In his long-anticipated speech on the Middle East yesterday, Secretary of State Colin Powell reminded both Arabs and Israelis of certain basic realities: that there can be no peace without unequivocal recognition of Israel's right to exist as a Jewish state within secure borders; that Israel is entitled to security, without which peace will not be possible; that continued occupation of Palestinian areas will not provide Israel the peace and security its people justifiably crave; that expanding settlements and making Palestinians feel powerless is a prescription for confrontation, not stability; that statehood for the Palestinians is a necessary and legitimate outcome of peacemaking, provided it is not a haven for terror and for those who would attack Israel; that violence has produced only disaster and pain for Palestinians, and has not ended the occupation but rather has cemented it; that incitement in Palestinian media and schools betrays any interest in peace and must come to an end if Palestinians are to be credible as partners for peacemaking; and, finally, that good-faith negotiations on the core issues of Jerusalem, borders and refugees are the only way ultimately to settle this conflict.
In effect, Powell sought to tell each side that it must cease the kind of behavior that has led to the current imbroglio and that both sides must also recognize that each has needs that have to be addressed. Being a crafter of past speeches on the Arab-Israeli conflict by secretaries of state and presidents, I can attest that nearly everything the secretary said has been said before. Nonetheless, Powell's statement is important.
For the first time, the administration has offered a systematic explanation of its understanding of the reality in the Middle East: what it will take to change it and what it is prepared to do to help bring about such a transformation. This speech provides a point of departure: It gives everyone a reason to step back and to pause. It gives Palestinians and Israelis a new justification for changing their behavior, particularly because neither will want to be blamed for blocking an initiative that might stop a destructive war of attrition producing pain on both sides.

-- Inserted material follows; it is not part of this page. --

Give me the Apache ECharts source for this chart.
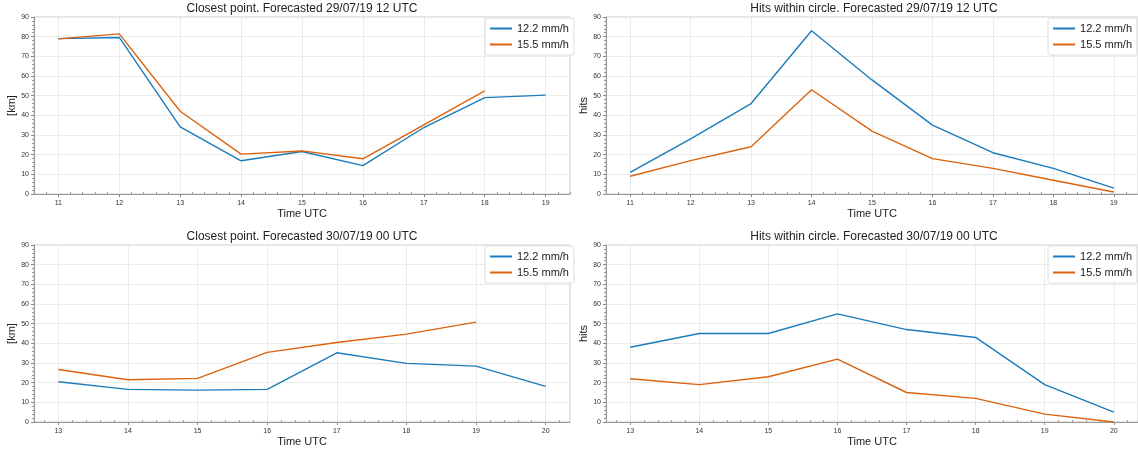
<!DOCTYPE html>
<html>
<head>
<meta charset="utf-8">
<script src="https://cdn.jsdelivr.net/npm/echarts@6/dist/echarts.min.js"></script>
<style>
html,body{margin:0;padding:0;background:#fff;}
#myChart{width:1138px;height:451px;}
</style>
</head>
<body>
<div id="myChart"></div>
<script>
// data
var seriesNames = ['12.2 mm/h', '15.5 mm/h'];
var hoursTop = [11, 12, 13, 14, 15, 16, 17, 18, 19];
var hoursBottom = [13, 14, 15, 16, 17, 18, 19, 20];

var closestTopBlue = [79, 79.6, 34.1, 16.9, 21.6, 14.4, 33.8, 49.0, 50.3];
var closestTopOrange = [78.9, 81.4, 42.1, 20.3, 21.9, 17.9, 35.2, 52.4];
var hitsTopBlue = [11, 28, 46, 83, 58, 35, 21, 13, 3];
var hitsTopOrange = [9, 17, 24, 53, 32, 18, 13, 7, 1];

var closestBottomBlue = [20.5, 16.6, 16.2, 16.6, 35.2, 29.8, 28.4, 18.1];
var closestBottomOrange = [26.7, 21.5, 22.2, 35.4, 40.4, 44.7, 50.8];
var hitsBottomBlue = [38, 45, 45, 55, 47, 43, 19, 5];
var hitsBottomOrange = [22, 19, 23, 32, 15, 12, 4, 0];

var titles = [
  'Closest point. Forecasted 29/07/19 12 UTC',
  'Hits within circle. Forecasted 29/07/19 12 UTC',
  'Closest point. Forecasted 30/07/19 00 UTC',
  'Hits within circle. Forecasted 30/07/19 00 UTC'
];
var yNames = ['[km]', 'hits', '[km]', 'hits'];

var blue = '#1b7cbb';
var orange = '#dc620e';

function pairs(xs, ys) {
  return ys.map(function (v, i) { return [xs[i], v]; });
}
function minorVals(xs) {
  var out = [];
  for (var i = xs[0] - 1; i <= xs[xs.length - 1] + 1; i++) {
    for (var k = 1; k < 5; k++) out.push(i + k * 0.2);
  }
  return out;
}

var panels = [
  {left: 34, top: 17, hours: hoursTop, a: closestTopBlue, b: closestTopOrange},
  {left: 606, top: 17, hours: hoursTop, a: hitsTopBlue, b: hitsTopOrange},
  {left: 34, top: 245, hours: hoursBottom, a: closestBottomBlue, b: closestBottomOrange},
  {left: 606, top: 245, hours: hoursBottom, a: hitsBottomBlue, b: hitsBottomOrange}
];

var font = 'Liberation Sans, Arial, sans-serif';
var grids = [], xAxes = [], yAxes = [], series = [], titleOpt = [], legends = [];

panels.forEach(function (p, i) {
  var span = p.hours[p.hours.length - 1] - p.hours[0];
  var xmin = p.hours[0] - span * 0.05;
  var xmax = p.hours[p.hours.length - 1] + span * 0.05;
  grids.push({left: p.left, top: p.top, width: 536, height: 177, show: true,
    borderColor: '#c8c8c8', borderWidth: 1, backgroundColor: 'transparent'});
  // main x axis
  xAxes.push({
    type: 'value', gridIndex: i, min: xmin, max: xmax,
    name: 'Time UTC', nameLocation: 'middle', nameGap: 14,
    nameTextStyle: {fontSize: 11, color: '#222', fontFamily: font},
    axisLine: {show: true, onZero: false, lineStyle: {color: '#999'}},
    axisTick: {show: true, length: 3, customValues: p.hours, lineStyle: {color: '#888'}},
    axisLabel: {customValues: p.hours, fontSize: 7, color: '#333', margin: 6, fontFamily: font},
    splitLine: {show: true, lineStyle: {color: '#ebebeb'}}
  });
  // minor ticks
  xAxes.push({
    type: 'value', gridIndex: i, min: xmin, max: xmax,
    axisLine: {show: false},
    axisTick: {show: true, length: 2, customValues: minorVals(p.hours), lineStyle: {color: '#999'}},
    axisLabel: {show: false},
    splitLine: {show: false}
  });
  yAxes.push({
    type: 'value', gridIndex: i, min: 0, max: 90, interval: 10,
    name: yNames[i], nameLocation: 'middle', nameGap: 17,
    nameTextStyle: {fontSize: 11, color: '#222', fontFamily: font},
    axisLine: {show: true, lineStyle: {color: '#999'}},
    axisTick: {show: true, length: 3, lineStyle: {color: '#888'}},
    minorTick: {show: true, splitNumber: 5, length: 2, lineStyle: {color: '#999'}},
    axisLabel: {fontSize: 7, color: '#333', margin: 5, fontFamily: font},
    splitLine: {show: true, lineStyle: {color: '#ebebeb'}}
  });
  series.push({name: seriesNames[0], type: 'line', xAxisIndex: i * 2, yAxisIndex: i,
    data: pairs(p.hours, p.a), symbol: 'none', lineStyle: {color: blue, width: 1.4},
    itemStyle: {color: blue}, animation: false});
  series.push({name: seriesNames[1], type: 'line', xAxisIndex: i * 2, yAxisIndex: i,
    data: pairs(p.hours, p.b), symbol: 'none', lineStyle: {color: orange, width: 1.4},
    itemStyle: {color: orange}, animation: false});
  titleOpt.push({text: titles[i], left: p.left + 268, top: p.top - 14, textAlign: 'center',
    padding: 0,
    textStyle: {fontSize: 12, fontWeight: 'normal', color: '#222', fontFamily: font}});
  var lg = {data: seriesNames, orient: 'vertical', top: p.top + 1,
    backgroundColor: '#fff', borderColor: '#ddd', borderWidth: 1, borderRadius: 2,
    padding: [5, 5, 5, 5], itemGap: 5, itemWidth: 22, itemHeight: 2, icon: 'rect',
    textStyle: {fontSize: 11, color: '#222', fontFamily: font, padding: [0, 0, 0, 0]}};
  if (p.left > 500) { lg.right = 1; } else { lg.left = p.left + 451; }
  legends.push(lg);
});

var myChart = echarts.init(document.getElementById('myChart'), null, {renderer: 'canvas'});
myChart.setOption({
  animation: false,
  title: titleOpt,
  legend: legends,
  grid: grids,
  xAxis: xAxes,
  yAxis: yAxes,
  series: series
});
</script>
</body>
</html>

The speech creates a moment. By definition, moments don't last. Whether this one can be used to create a new reality on the ground will depend on the vigor with which the administration is prepared to act. Assistant Secretary of State Bill Burns will be going to the area and will be joined by retired Marine Corps Gen. Anthony Zinni, a new senior adviser to Secretary Powell. If the follow-on steps by the administration are serious, and if Zinni's mission is to work with each side and to hold them accountable to the commitments already made in the Tenet work plan (which provides an outline for ending the violence) and the Mitchell report recommendations for restoring confidence, we may succeed in defusing the conflict and reestablishing a peace process.
There has been no shortage of commitments made in the past year; there has been an absence of commitments that were actually carried out. There must be a consequence for non-performance, and both sides must know it. Accountability has to become a part of any process between Israelis and Palestinians. Without it, there is little chance of transforming the present war process back to a peace process.
The principles of accountability and responsibility should guide the administration in its efforts in the Middle East. While we need to apply these principles to Israelis and Palestinians alike, our Arab friends must now assume their responsibilities as well.
Last week Saud Faisal, the Saudi foreign minister, expressed his displeasure with the administration's passive approach to the Arab-Israeli conflict. But American officials could legitimately use his words -- it is enough to drive a "sane man mad" -- to describe our reaction to behavior by the Saudis and others that makes peace far more difficult to achieve. No longer can we tolerate public postures on the part of our Arab friends that help create a climate that justifies terror against Israel. No longer can we ignore media that are not free except when it comes to glorifying suicide bombers. No longer can we afford to remain silent when the mainstream Egyptian media spread calumnies such as the allegation that the Mossad was responsible for the Sept. 11 attacks.
Perpetuating mythologies that demonize is hardly a sign of someone committed to peace. It has to stop. If it does not, we have no chance of success in peacemaking efforts, much less in combating terror. For our Arab friends, who are so eager for us to resume a more activist approach to peacemaking, it is time to stop disseminating myths and start telling the truth about what is necessary for peace.
Neither side will get everything it wants. Each will have to compromise. Each has legitimate needs that must be reconciled. And each has a responsibility to prepare its public for peace. Indeed, leveling with the publics -- something that Chairman Yasser Arafat of the Palestinian Authority has always resisted -- is essential at this point. No one in the Arab world has to give up the cause of Palestine, but all must be responsible in pursuing it. Helping the Palestinians does not require mindless support of every Palestinian position, particularly in circumstances such as those that occurred last year, when there was clearly an opportunity to end the conflict and Arafat could not seize it.
That opportunity is now gone; violence destroyed it, along with far too many Palestinian and Israeli lives. Now we must reestablish faith in peaceful coexistence before we can go on to focus on solutions to the conflict. Truth-telling is the first critical step in that direction. Truth-telling, so long denied in the Arab world, would beget truth-telling in Israel. Powell's speech may provide more than just a "moment" if it becomes the basis for truth-telling in the Middle East.